The best way to start wrapping your head around it is one, actually try and
use all of the features of the software.

Then as the above poster said, start fixing small bugs and adding small
features.

Be happy that there is documentation, even a small amount. Then also be joyous
that it was written in python. It is a lot easier to read than diving into
some legacy C++ code.

------
henryfarbles
I would second some of the advice about working on a set of small bugs or
features. At my current job we have 2 million+ lines of code in a proprietary
language with absolutely no documentation! I found while working on smaller
issues it gave me an opportunity to familiarize myself with the rest of the
codebase. I also drew a diagram of the class hierarchy as I went but quickly
ran out of paper. It's a daunting task but you will become familiar with the
code in no time.
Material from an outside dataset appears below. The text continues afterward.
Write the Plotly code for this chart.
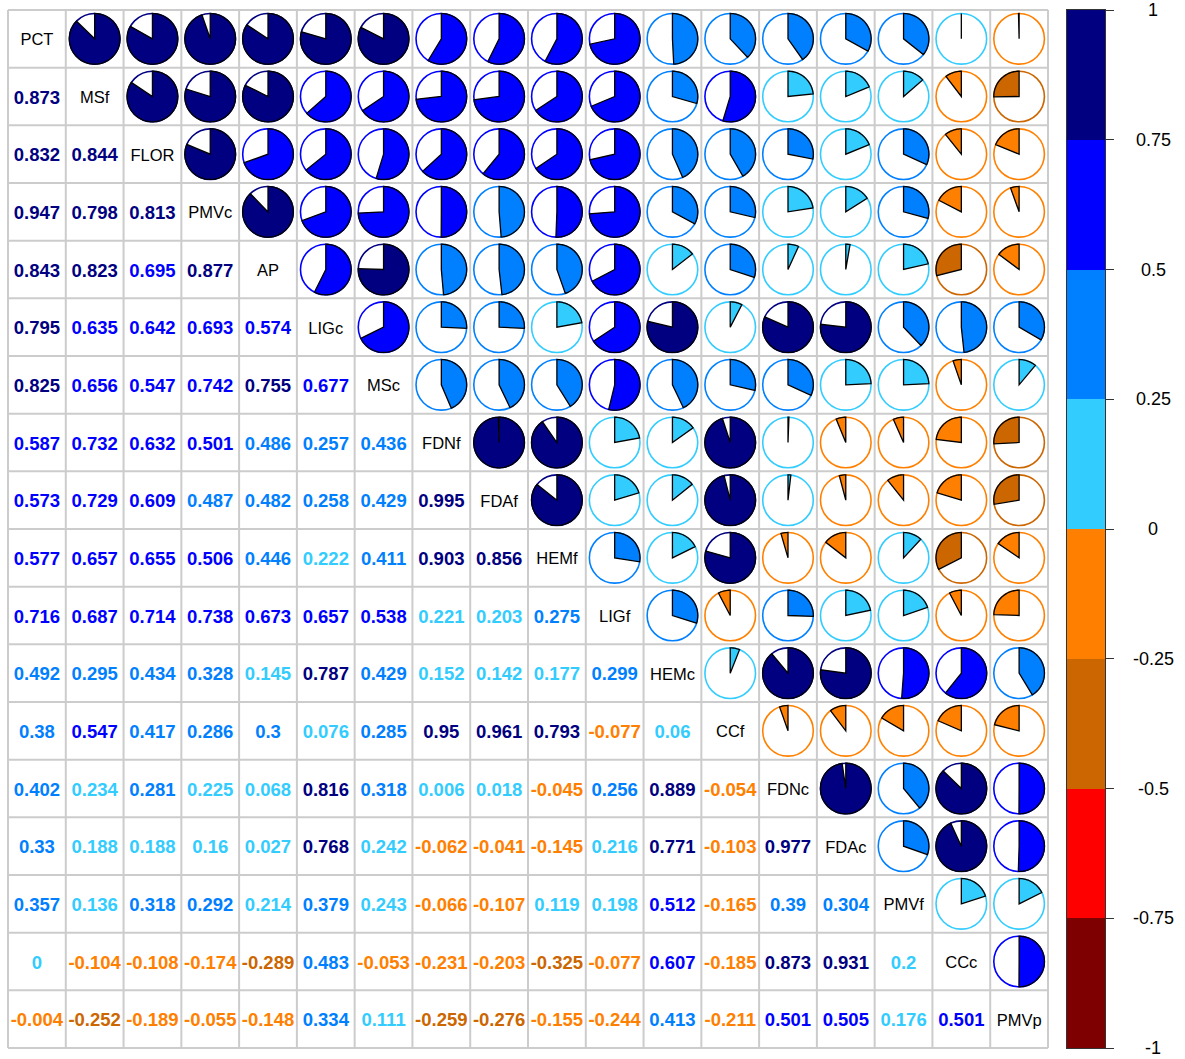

Good luck!

------
arethuza
Some rough process like:

\- Identify the main use cases (i.e. what the thing is actually for)

\- Work through each one until they bottom out in calls to a database,
webservice, message on a queue, file update etc.

\- Try and sketch out a rough architecture of how the "modules" in the
application hang together

Once you get used to doing this it can be quite fun in a masochistic kind of
way.

------
adrianscott
neat question, thanks for asking.

i like to figure out what roughly what:

\- the major modules are,

\- the communication paths between different pieces of the system / different
servers -- Drawing a picture is really helpful for this

\- key objects or function libraries

And then start with a very small upgrade; sometimes as simple as a little
html/view change.

hope this helps -- good luck!

------
hackinthebochs
Was version control used? Preferably something like Git or Hg where you can
see each changeset? Start at the beginning of the project to get a feel for
the overall structure then follow how it grew from there.